(EXCERPTED DATA):

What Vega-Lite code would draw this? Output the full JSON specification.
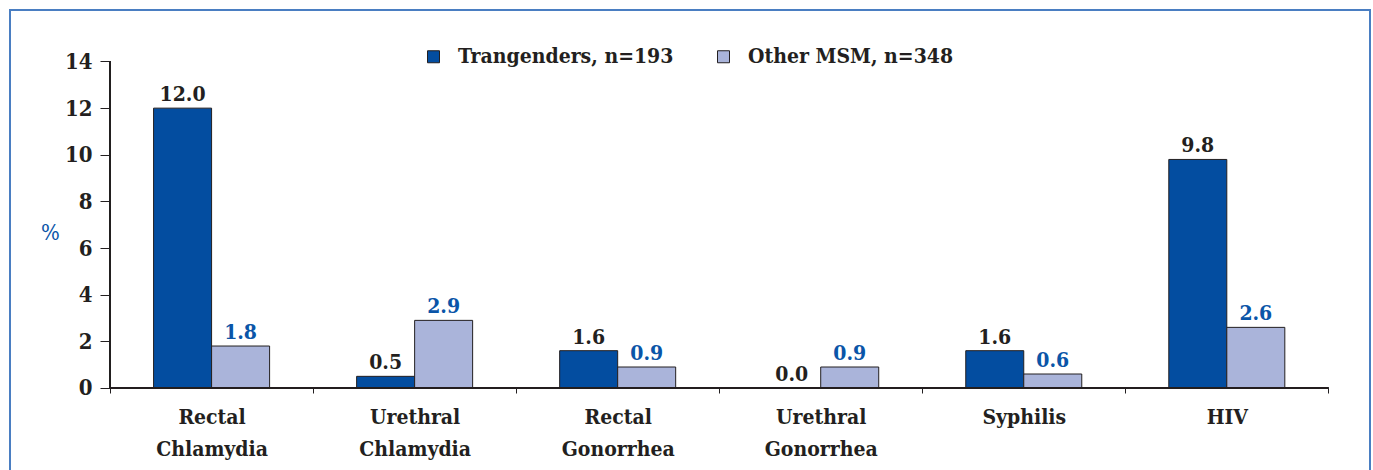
{
  "$schema": "https://vega.github.io/schema/vega-lite/v6.json",
  "width": 1360,
  "height": 470,
  "autosize": {"type": "none"},
  "padding": {"left": 10, "top": 10, "right": 3, "bottom": 0},
  "background": "white",
  "config": {
    "view": {"stroke": "#4a7ec2", "strokeWidth": 2},
    "font": "DejaVu Serif Condensed"
  },
  "data": {
    "values": [
      {"cat": "Rectal Chlamydia", "group": "Trangenders, n=193", "value": 12.0},
      {"cat": "Rectal Chlamydia", "group": "Other MSM, n=348", "value": 1.8},
      {"cat": "Urethral Chlamydia", "group": "Trangenders, n=193", "value": 0.5},
      {"cat": "Urethral Chlamydia", "group": "Other MSM, n=348", "value": 2.9},
      {"cat": "Rectal Gonorrhea", "group": "Trangenders, n=193", "value": 1.6},
      {"cat": "Rectal Gonorrhea", "group": "Other MSM, n=348", "value": 0.9},
      {"cat": "Urethral Gonorrhea", "group": "Trangenders, n=193", "value": 0.0},
      {"cat": "Urethral Gonorrhea", "group": "Other MSM, n=348", "value": 0.9},
      {"cat": "Syphilis", "group": "Trangenders, n=193", "value": 1.6},
      {"cat": "Syphilis", "group": "Other MSM, n=348", "value": 0.6},
      {"cat": "HIV", "group": "Trangenders, n=193", "value": 9.8},
      {"cat": "HIV", "group": "Other MSM, n=348", "value": 2.6}
    ]
  },
  "encoding": {
    "x": {
      "field": "cat",
      "type": "nominal",
      "sort": null,
      "scale": {
        "domain": ["Rectal Chlamydia", "Urethral Chlamydia", "Rectal Gonorrhea", "Urethral Gonorrhea", "Syphilis", "HIV"],
        "paddingInner": 0,
        "paddingOuter": 0.349,
        "align": 0.706
      },
      "axis": {
        "orient": "bottom",
        "offset": -92,
        "domain": false,
        "tickBand": "extent",
        "tickSize": 5,
        "tickColor": "#231f20",
        "labelFont": "DejaVu Serif Condensed",
        "labelFontSize": 21,
        "labelFontWeight": "bold",
        "labelColor": "#231f20",
        "labelAngle": 0,
        "labelExpr": "split(datum.label, ' ')",
        "labelLineHeight": 32,
        "labelPadding": 13,
        "title": null
      }
    },
    "y": {
      "field": "value",
      "type": "quantitative",
      "stack": null,
      "scale": {"domain": [-3.945, 16.208], "nice": false, "zero": false},
      "axis": {
        "orient": "left",
        "offset": -100,
        "domain": false,
        "grid": false,
        "values": [0, 2, 4, 6, 8, 10, 12, 14],
        "tickSize": 10,
        "tickColor": "#231f20",
        "labelFont": "DejaVu Serif Condensed",
        "labelFontSize": 22,
        "labelFontWeight": "bold",
        "labelColor": "#231f20",
        "labelPadding": 8,
        "title": "%",
        "titleFont": "DejaVu Serif Condensed",
        "titleAngle": 0,
        "titleColor": "#0a55a8",
        "titleFontSize": 22,
        "titleFontWeight": "normal",
        "titleX": -60,
        "titleY": 222,
        "titleAlign": "center",
        "titleBaseline": "middle"
      }
    }
  },
  "layer": [
    {
      "mark": {"type": "bar", "stroke": "#231f20", "strokeWidth": 1},
      "encoding": {
        "xOffset": {"field": "group", "type": "nominal", "sort": null, "scale": {"paddingInner": 0, "paddingOuter": 0.75}},
        "y2": {"datum": 0},
        "color": {
          "field": "group",
          "type": "nominal",
          "sort": null,
          "scale": {"domain": ["Trangenders, n=193", "Other MSM, n=348"], "range": ["#034da0", "#aab4da"]},
          "legend": {
            "orient": "none",
            "legendX": 413,
            "legendY": 36,
            "direction": "horizontal",
            "title": null,
            "symbolType": "square",
            "symbolSize": 144,
            "symbolStrokeColor": "#231f20",
            "symbolStrokeWidth": 1,
            "labelFont": "DejaVu Serif Condensed",
            "labelFontSize": 21,
            "labelFontWeight": "bold",
            "labelColor": "#231f20",
            "labelOffset": 14,
            "labelLimit": 400,
            "columnPadding": 39
          }
        }
      }
    },
    {
      "mark": {"type": "text", "baseline": "alphabetic", "dy": -7, "fontSize": 21, "fontWeight": "bold", "font": "DejaVu Serif Condensed"},
      "encoding": {
        "xOffset": {"field": "group", "type": "nominal", "sort": null},
        "text": {"field": "value", "type": "quantitative", "format": ".1f"},
        "color": {
          "condition": {"test": "datum.group === 'Other MSM, n=348'", "value": "#0a55a8"},
          "value": "#231f20"
        }
      }
    },
    {
      "mark": {"type": "rule", "color": "#231f20", "strokeWidth": 1},
      "encoding": {
        "x": {"datum": "Rectal Chlamydia", "bandPosition": 0},
        "y": {"datum": 0},
        "y2": {"datum": 14}
      }
    },
    {
      "mark": {"type": "rule", "color": "#231f20", "strokeWidth": 1},
      "encoding": {
        "x": {"datum": "Rectal Chlamydia", "bandPosition": 0},
        "x2": {"datum": "HIV", "bandPosition": 1},
        "y": {"datum": 0}
      }
    }
  ]
}
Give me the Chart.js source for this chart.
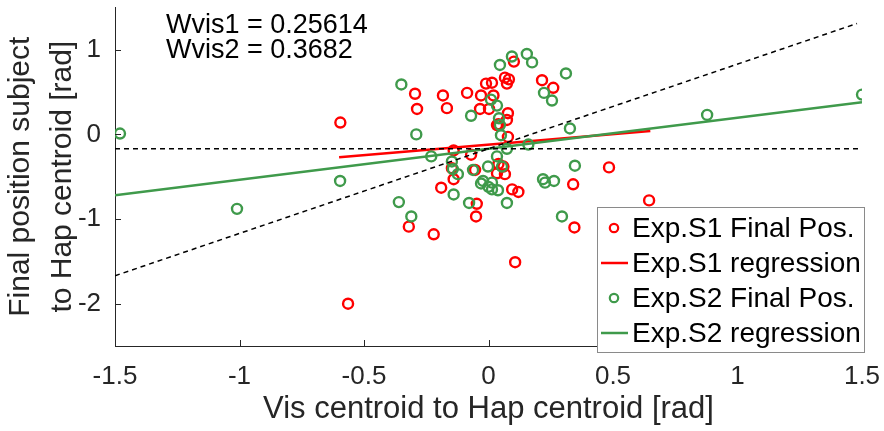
<!DOCTYPE html>
<html lang="en">
<head>
  <meta charset="UTF-8">
  <title>Vis vs Hap centroid</title>
  <style>
    body { margin: 0; background: #ffffff; }
    #wrap { width: 884px; height: 431px; }
  </style>
  <script src="https://cdn.jsdelivr.net/npm/chart.js"></script>
</head>
<body>
  <div id="wrap"><canvas id="chart" width="884" height="431"></canvas></div>
  <script>
    // Exp.S1 final positions
    const s1X = [-0.595, -0.564, -0.295, -0.287, -0.183, -0.167, -0.086, -0.030, -0.010, 0.014,
                 0.020, 0.066, 0.082, 0.074, 0.102, 0.215, 0.260, -0.034, 0.002, 0.078,
                 0.034, 0.074, 0.078, -0.140, -0.070, -0.147, -0.054, -0.190, -0.140, -0.047,
                 -0.050, -0.320, -0.220, 0.345, 0.107, 0.095, 0.120, 0.340, 0.484, 0.645,
                 0.040, 0.066, 0.034, 0.040, 0.060];
    const s1Y = [0.14, -2.00, 0.48, 0.30, 0.46, 0.31, 0.49, 0.46, 0.60, 0.61,
                 0.46, 0.67, 0.65, 0.60, 0.86, 0.64, 0.55, 0.30, 0.30, 0.25,
                 0.11, 0.17, -0.03, -0.19, -0.24, -0.40, -0.42, -0.63, -0.53, -0.82,
                 -0.97, -1.09, -1.18, -1.10, -1.51, -0.65, -0.68, -0.59, -0.39, -0.78,
                 -0.35, -0.47, -0.46, 0.12, -0.38];
    // Exp.S2 final positions
    const s2X = [-1.48, -1.01, -0.596, -0.350, -0.290, -0.230, -0.070, 0.046, 0.094, 0.154,
                 0.175, 0.311, 0.223, 0.255, 0.010, 0.034, 0.042, 0.046, 0.050, 0.327,
                 0.160, 0.347, 0.219, 0.227, 0.263, -0.147, -0.143, -0.123, -0.062, -0.002,
                 -0.022, 0.014, 0.034, 0.054, 0.014, 0.038, 0.074, -0.360, -0.310, -0.140,
                 -0.078, 0.074, 0.295, 0.878, 1.500, -0.030, 0.000];
    const s2Y = [0.01, -0.88, -0.55, 0.59, 0.00, -0.26, 0.22, 0.82, 0.92, 0.95,
                 0.85, 0.72, 0.49, 0.40, 0.41, 0.34, 0.19, 0.11, -0.01, 0.07,
                 -0.12, -0.37, -0.53, -0.57, -0.55, -0.32, -0.41, -0.47, -0.42, -0.38,
                 -0.55, -0.57, -0.26, -0.38, -0.65, -0.66, -0.17, -0.80, -0.97, -0.71,
                 -0.81, -0.81, -0.97, 0.23, 0.47, -0.58, -0.62];
    // regression lines (end points)
    const s1RegX = [-0.6, 0.65];
    const s1RegY = [-0.27, 0.04];
    const s2RegX = [-1.5, 1.5];
    const s2RegY = [-0.72, 0.38];
    // reference lines
    const unityX = [-1.5, 1.48];
    const unityY = [-1.67, 1.31];
    const flatX = [-1.5, 1.5];
    const flatY = [-0.17, -0.17];
    const xTicks = [-1.5, -1, -0.5, 0, 0.5, 1, 1.5];
    const yTicks = [-2, -1, 0, 1];
    const weightText = ['Wvis1 = 0.25614', 'Wvis2 = 0.3682'];
    const legendLabels = ['Exp.S1 Final Pos.', 'Exp.S1 regression', 'Exp.S2 Final Pos.', 'Exp.S2 regression'];

    const RED = '#ff0000';
    const GREEN = '#3f9a4b';
    const TXT = '#262626';
    const FONT = "Arial, 'Liberation Sans', sans-serif";

    function pts(xs, ys) {
      return xs.map((x, i) => ({ x: x, y: ys[i] }));
    }

    // inward tick marks, annotation text, legend box
    const extras = {
      id: 'extras',
      afterDraw(chart) {
        const ctx = chart.ctx;
        const xs = chart.scales.x, ys = chart.scales.y;
        const area = chart.chartArea;
        ctx.save();
        ctx.strokeStyle = TXT;
        ctx.lineWidth = 1;
        xTicks.forEach(v => {
          const px = Math.round(xs.getPixelForValue(v)) + 0.5;
          ctx.beginPath();
          ctx.moveTo(px, area.bottom);
          ctx.lineTo(px, area.bottom - 6);
          ctx.stroke();
        });
        yTicks.forEach(v => {
          const py = Math.round(ys.getPixelForValue(v)) + 0.5;
          ctx.beginPath();
          ctx.moveTo(area.left, py);
          ctx.lineTo(area.left + 6, py);
          ctx.stroke();
        });

        ctx.fillStyle = '#000000';
        ctx.font = '27px ' + FONT;
        ctx.textBaseline = 'alphabetic';
        ctx.textAlign = 'left';
        ctx.fillText(weightText[0], 166, 33);
        ctx.fillText(weightText[1], 166, 58);

        // legend
        const bx = 597, by = 207, bw = 267, bh = 145;
        ctx.fillStyle = '#ffffff';
        ctx.fillRect(bx, by, bw, bh);
        ctx.strokeStyle = '#8a8a8a';
        ctx.lineWidth = 1;
        ctx.strokeRect(bx + 0.5, by + 0.5, bw, bh);
        const colors = [RED, RED, GREEN, GREEN];
        const rowY = [228, 263, 298, 333];
        ctx.font = '28px ' + FONT;
        ctx.textBaseline = 'middle';
        legendLabels.forEach((lab, i) => {
          ctx.strokeStyle = colors[i];
          if (i % 2 === 0) {
            ctx.lineWidth = 2.2;
            ctx.beginPath();
            ctx.arc(614, rowY[i], 4.2, 0, Math.PI * 2);
            ctx.stroke();
          } else {
            ctx.lineWidth = 2.5;
            ctx.beginPath();
            ctx.moveTo(601, rowY[i]);
            ctx.lineTo(628, rowY[i]);
            ctx.stroke();
          }
          ctx.fillStyle = '#000000';
          ctx.fillText(lab, 632, rowY[i] + 1);
        });
        ctx.restore();
      }
    };

    new Chart(document.getElementById('chart').getContext('2d'), {
      type: 'scatter',
      data: {
        datasets: [
          {
            label: 'unity', type: 'line', data: pts(unityX, unityY), order: 0,
            borderColor: '#000000', borderWidth: 1.5, borderDash: [5, 4], pointRadius: 0, fill: false
          },
          {
            label: 'flat', type: 'line', data: pts(flatX, flatY), order: 0,
            borderColor: '#000000', borderWidth: 1.5, borderDash: [5, 4], pointRadius: 0, fill: false
          },
          {
            label: legendLabels[3], type: 'line', data: pts(s2RegX, s2RegY), order: 1,
            borderColor: GREEN, borderWidth: 2.5, pointRadius: 0, fill: false
          },
          {
            label: legendLabels[2], data: pts(s2X, s2Y), order: 2,
            borderColor: GREEN, backgroundColor: 'rgba(0,0,0,0)', borderWidth: 2.4, pointRadius: 5
          },
          {
            label: legendLabels[1], type: 'line', data: pts(s1RegX, s1RegY), order: 3,
            borderColor: RED, borderWidth: 2.5, pointRadius: 0, fill: false
          },
          {
            label: legendLabels[0], data: pts(s1X, s1Y), order: 4,
            borderColor: RED, backgroundColor: 'rgba(0,0,0,0)', borderWidth: 2.4, pointRadius: 5
          }
        ]
      },
      options: {
        responsive: false,
        animation: false,
        devicePixelRatio: 1,
        layout: { padding: { top: 5, right: 22, left: 0, bottom: 0 } },
        plugins: { legend: { display: false }, tooltip: { enabled: false } },
        scales: {
          x: {
            type: 'linear', min: -1.5, max: 1.5,
            afterBuildTicks: s => { s.ticks = xTicks.map(v => ({ value: v })); },
            afterFit: s => { s.height = 85; s.paddingLeft = 0; s.paddingRight = 0; },
            grid: { drawOnChartArea: false, drawTicks: false },
            border: { display: true, color: TXT, width: 1 },
            ticks: { color: TXT, padding: 15, font: { family: FONT, size: 26 }, callback: v => String(v) },
            title: {
              display: true, text: 'Vis centroid to Hap centroid [rad]', color: TXT,
              padding: 3, font: { family: FONT, size: 31 }
            }
          },
          y: {
            type: 'linear', min: -2.5, max: 1.5,
            afterBuildTicks: s => { s.ticks = yTicks.map(v => ({ value: v })); },
            afterFit: s => { s.width = 115; s.paddingTop = 0; s.paddingBottom = 0; },
            grid: { drawOnChartArea: false, drawTicks: false },
            border: { display: true, color: TXT, width: 1 },
            ticks: { color: TXT, padding: 14, font: { family: FONT, size: 26 }, callback: v => String(v) },
            title: {
              display: true, text: ['Final position subject', 'to Hap centroid [rad]'], color: TXT,
              padding: 0, font: { family: FONT, size: 30, lineHeight: 1.4 }
            }
          }
        }
      },
      plugins: [extras]
    });
  </script>
</body>
</html>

(DIRECTIONS):
Identify each line containing the string "this" and copy it out.

(TASK OUTPUT):
What Vega-Lite code would draw this? Output the full JSON specification.
Give me the Chart.js source for this chart.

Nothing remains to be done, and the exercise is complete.